# Edge Coloring - subset with every color exactly once

I have a question in combinatorics/graph theory about edge coloring that I ran into in some test in combinatorics and that I couldn't solve. The question goes like this:

Let $G$ be an undirected graph with $n$ vertices and let $d\ge2$. We give each edge in this graph some color from a set with $k$ colors (where $k\ge n$). Every color is in at most $d$ edges and every vertex touches at least $2d$ colors (that also means $\deg(v)\ge2d$).

Prove that there is some subgraph $G'$ (with the same vertices as $G$), so that every edge has a unique color (no color appears twice) and for every $v\in V(G)$ the degree is $\deg_{G'}(v)\ge1$ (so every vertex is connected to at least one edge).

I tried to think of some way to use the pigeonhole principle but I do not know what may be the "pigeons". I would be glad for some direction for the proof.

• This problem is nice. – Arpan1729 Oct 4 '17 at 9:05

I would map the problem to Hall's Marriage Problem!!!

Let the set $V$ denote the set of all vertices of the graph $G$

$V=\{v_1,v_2, \dots ,v_n\}$

Let $C$ denote the set of all colours present.

$C=\{c_1,c_2, \dots,c_k\}$

Let $H$ be a bipartite graph with input set $V$ and output set $C$, and $v_i$ is connected to $c_j$ if and only if $v_i$ has an edge which is coloured with the colour $c_j$ in the graph $G$. So this defines a matching from $V$ to $C$. Now think for a moment that the given problem is solved if we find a perfect matching from $V$ to $C$.

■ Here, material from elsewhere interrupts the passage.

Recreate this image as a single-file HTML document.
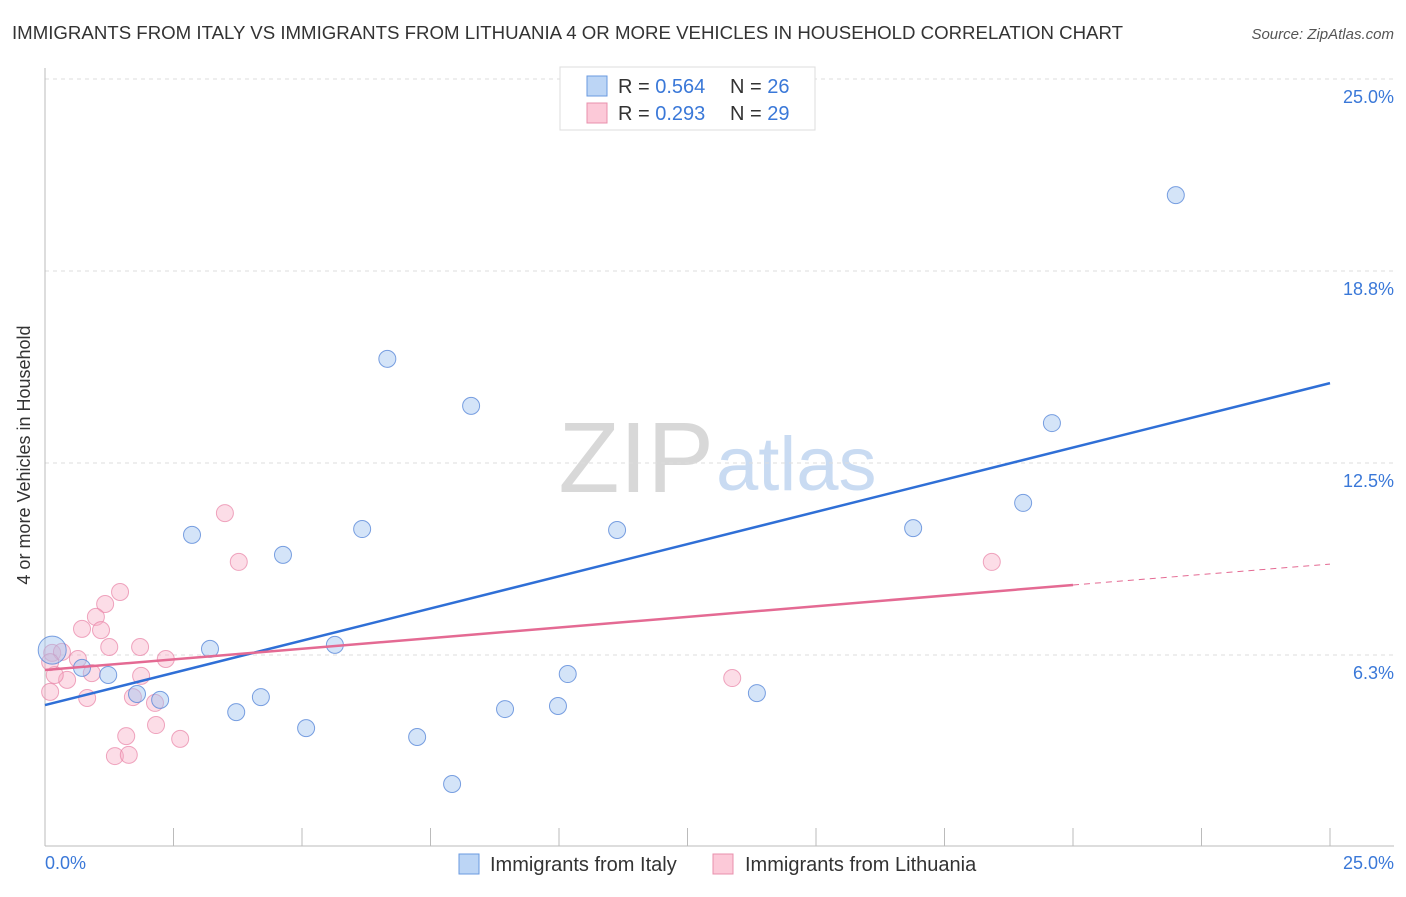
<!DOCTYPE html>
<html><head><meta charset="utf-8"><style>
body{margin:0;background:#fff;font-family:"Liberation Sans",sans-serif}
svg text{font-family:"Liberation Sans",sans-serif}
</style></head><body>
<svg width="1406" height="892" viewBox="0 0 1406 892" xmlns="http://www.w3.org/2000/svg">
<text x="12" y="39" font-size="18" fill="#333" textLength="1111" lengthAdjust="spacingAndGlyphs">IMMIGRANTS FROM ITALY VS IMMIGRANTS FROM LITHUANIA 4 OR MORE VEHICLES IN HOUSEHOLD CORRELATION CHART</text>
<text x="1394" y="39" font-size="15" fill="#555" font-style="italic" text-anchor="end">Source: ZipAtlas.com</text>
<text x="714" y="492" font-size="100" fill="#d8d8d8" font-family="Liberation Serif" text-anchor="end">ZIP</text>
<text x="716" y="490" font-size="76" fill="#c9dbf2">atlas</text>
<g id="grid"></g><g id="axes"></g><g id="marks"></g>
<text x="30" y="455" font-size="18" fill="#333" text-anchor="middle" transform="rotate(-90 30 455)">4 or more Vehicles in Household</text>
<text x="45" y="869" font-size="18" fill="#3a78d8">0.0%</text>
<text x="1394" y="869" font-size="18" fill="#3a78d8" text-anchor="end">25.0%</text>
<g>
<rect x="560" y="67" width="255" height="63" fill="#fff" stroke="#ddd"/>
<rect x="587" y="76" width="20" height="20" fill="#bcd5f5" stroke="#6a9ae0"/>
<rect x="587" y="103" width="20" height="20" fill="#fcc9d8" stroke="#e890ac"/>
<text x="618" y="93" font-size="20" fill="#333">R = <tspan fill="#3a78d8">0.564</tspan></text>
<text x="730" y="93" font-size="20" fill="#333">N = <tspan fill="#3a78d8">26</tspan></text>
<text x="618" y="120" font-size="20" fill="#333">R = <tspan fill="#3a78d8">0.293</tspan></text>
<text x="730" y="120" font-size="20" fill="#333">N = <tspan fill="#3a78d8">29</tspan></text>
</g>
<g>
<rect x="459" y="854" width="20" height="20" fill="#bcd5f5" stroke="#6a9ae0"/>
<text x="490" y="871" font-size="20" fill="#333">Immigrants from Italy</text>
<rect x="713" y="854" width="20" height="20" fill="#fcc9d8" stroke="#e890ac"/>
<text x="745" y="871" font-size="20" fill="#333">Immigrants from Lithuania</text>
</g>
</svg>
<script>
const yTicks=[6.25,12.5,18.75,25];
const yTickLabels=["6.3%","12.5%","18.8%","25.0%"];
const xTicks=[0,2.5,5,7.5,10,12.5,15,17.5,20,22.5,25];
const italyX=[0.14,0.72,1.23,1.79,2.24,2.86,3.21,3.72,4.20,4.63,5.08,5.64,6.17,6.66,7.24,7.92,8.29,8.95,9.98,10.17,11.13,13.85,16.89,19.03,19.59,22.00];
const italyY=[6.41,5.83,5.60,4.98,4.79,10.16,6.45,4.39,4.88,9.51,3.87,6.58,10.35,15.89,3.58,2.05,14.36,4.49,4.59,5.63,10.32,5.01,10.38,11.20,13.80,21.22];
const lithX=[1.46,1.17,0.99,0.72,1.09,1.25,1.85,0.14,0.33,0.64,2.35,0.91,0.43,0.19,0.10,1.87,1.71,0.82,2.14,2.16,1.58,2.63,1.36,1.63,3.50,3.77,13.37,18.42,0.10];
const lithY=[8.30,7.91,7.49,7.10,7.06,6.51,6.51,6.32,6.35,6.12,6.12,5.66,5.44,5.60,5.05,5.57,4.88,4.85,4.69,3.97,3.61,3.52,2.96,3.00,10.87,9.28,5.50,9.28,6.02];
const italyTrend=[4.62,15.1];
const lithTrend=[5.76,8.53,9.21];
const NS="http://www.w3.org/2000/svg";
const X=v=>45+v/25*1285, Y=v=>847-v/6.25*192;
function mk(tag,attrs,parent){const e=document.createElementNS(NS,tag);for(const k in attrs)e.setAttribute(k,attrs[k]);document.getElementById(parent).appendChild(e);return e;}
yTicks.forEach((t,i)=>{
 const l=mk('line',{x1:45,x2:1394,y1:Y(t),y2:Y(t),stroke:'#ddd','stroke-dasharray':'4,4'},'grid');
 
 
 const tx=mk('text',{x:1394,y:Y(t)+24,'font-size':18,fill:'#3a78d8','text-anchor':'end'},'grid');tx.textContent=yTickLabels[i];
 
 
});
const ax=mk('line',{x1:45,x2:45,y1:68,y2:846,stroke:'#bbb'},'axes');


const bx=mk('line',{x1:45,x2:1394,y1:846,y2:846,stroke:'#bbb'},'axes');


xTicks.forEach(t=>{const l=mk('line',{x1:X(t),x2:X(t),y1:828,y2:846,stroke:'#bbb'},'axes');
 
 });
lithX.forEach((v,i)=>{const c=mk('circle',{cx:X(v),cy:Y(lithY[i]),r:8.5,fill:'rgba(248,170,195,0.4)',stroke:'rgba(232,130,165,0.7)'},'marks');
 
 });
italyX.forEach((v,i)=>{const c=mk('circle',{cx:X(v),cy:Y(italyY[i]),r:i===0?14:8.5,fill:'rgba(160,195,240,0.45)',stroke:'rgba(80,130,215,0.75)'},'marks');
 
 });
const t1=mk('line',{x1:X(0),y1:Y(italyTrend[0]),x2:X(25),y2:Y(italyTrend[1]),stroke:'#2f6fd6','stroke-width':2.5},'marks');


const t2=mk('line',{x1:X(0),y1:Y(lithTrend[0]),x2:X(20),y2:Y(lithTrend[1]),stroke:'#e46a93','stroke-width':2.5},'marks');


const t3=mk('line',{x1:X(20),y1:Y(lithTrend[1]),x2:X(25),y2:Y(lithTrend[2]),stroke:'#e46a93','stroke-width':1,'stroke-dasharray':'6,5'},'marks');


</script>
</body></html>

If we find a perfect matching we can easily construct such a subgraph, we will take a vertex $v$ of $G$ then among the edges it is connected to, we will pick any one edge of the colour, $v$ is mapped to in the perfect matching. We would do this for all the vertices. This would form a subgraph with every edge having a unique colour and every vertex with degree at least $1$.

Now take any subset of $X$ of $V$ , Let $Y$ denote the set of colours which are connected to some vertex from the set $X$ in $H$($H$ is the matching defined above).

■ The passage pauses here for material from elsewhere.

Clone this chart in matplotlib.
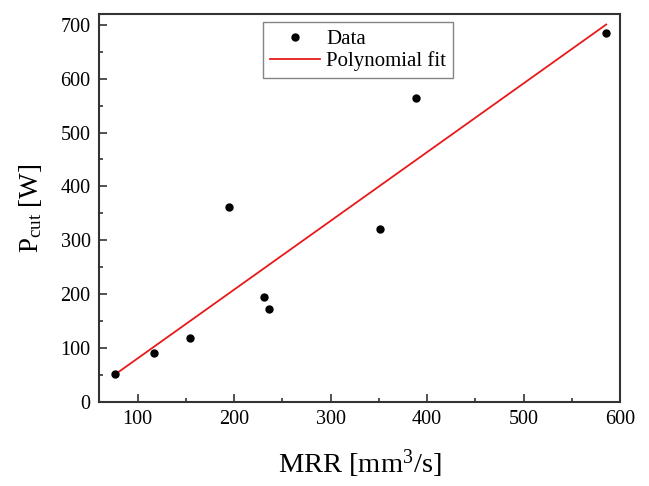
import numpy as np
import matplotlib
matplotlib.use("Agg")
import matplotlib.pyplot as plt
from matplotlib.ticker import MultipleLocator

mrr = [76.7, 117.3, 154.5, 194.4, 230.8, 236.0, 351.7, 389.0, 585.7]
pcut = [52, 91.5, 118, 362, 195, 172, 321, 564, 684.5]

plt.rcParams['font.family'] = ['Liberation Serif', 'DejaVu Serif']
plt.rcParams['mathtext.fontset'] = 'custom'
plt.rcParams['mathtext.rm'] = 'Liberation Serif'
plt.rcParams['mathtext.it'] = 'Liberation Serif'

fig = plt.figure(figsize=(6.49, 4.86), dpi=100)
ax = fig.add_axes([99/649, 1-402/486, (620-99)/649, (402-14)/486])

coef = np.polyfit(mrr, pcut, 1)
xf = np.array([min(mrr), max(mrr)])
ax.plot(mrr, pcut, 'o', color='black', markersize=5, label='Data', zorder=3)
ax.plot(xf, np.polyval(coef, xf), '-', color='#e8191b', linewidth=1.3, label='Polynomial fit')

ax.set_xlim(60, 600)
ax.set_ylim(0, 720)
ax.xaxis.set_major_locator(MultipleLocator(100))
ax.xaxis.set_minor_locator(MultipleLocator(50))
ax.yaxis.set_major_locator(MultipleLocator(100))
ax.yaxis.set_minor_locator(MultipleLocator(50))
ax.tick_params(which='both', direction='in', top=False, right=False, labelsize=14.5, color='#333333', width=1.2)
ax.tick_params(which='major', length=6, pad=6)
ax.tick_params(which='minor', length=3)
for s in ax.spines.values():
    s.set_linewidth(1.5)
    s.set_color('#333333')

ax.set_xlabel('MRR [mm$^3$/s]', fontsize=20.5, labelpad=13)
ax.set_ylabel('P$_{\\mathregular{cut}}$ [W]', fontsize=19.5, labelpad=12)

leg = ax.legend(loc='upper center', bbox_to_anchor=(0.497, 1.0), fontsize=15, frameon=True, fancybox=False,
                edgecolor='#666666', handlelength=2.4, borderpad=0.35, labelspacing=0.1, handletextpad=0.3,
                borderaxespad=0.4)
leg.get_frame().set_linewidth(1.0)

fig.savefig('out.png', dpi=100)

In order to prove the existence of perfect matching we just need to show $|Y|\geq |X|$.

Now each vertex in $X$ has at least $2d$ edges attached to it, and each edge can be attached to at most $2$ vertices, hence there are at least $2d|X|/2$ many distinct edges which are connected to some point of $X$ in the graph $G$. Now each colour is associated to atmost $d$ edges, hence there must be at least |X| colours which are connected to some point of $X$ in the graph $H$.

Hence $|Y|\geq |X|$, thus satisfying hall condition for perfect matching, hence our problem is solved.

(Note that we have sometimes viewed the set $C$ as some vertices of $H$, and sometimes as just colours of edges of $G$, and similarly we have treated the set $V$, sometimes as vertices of $G$, and sometimes as vertices of $H$, but I hope things are pretty clear).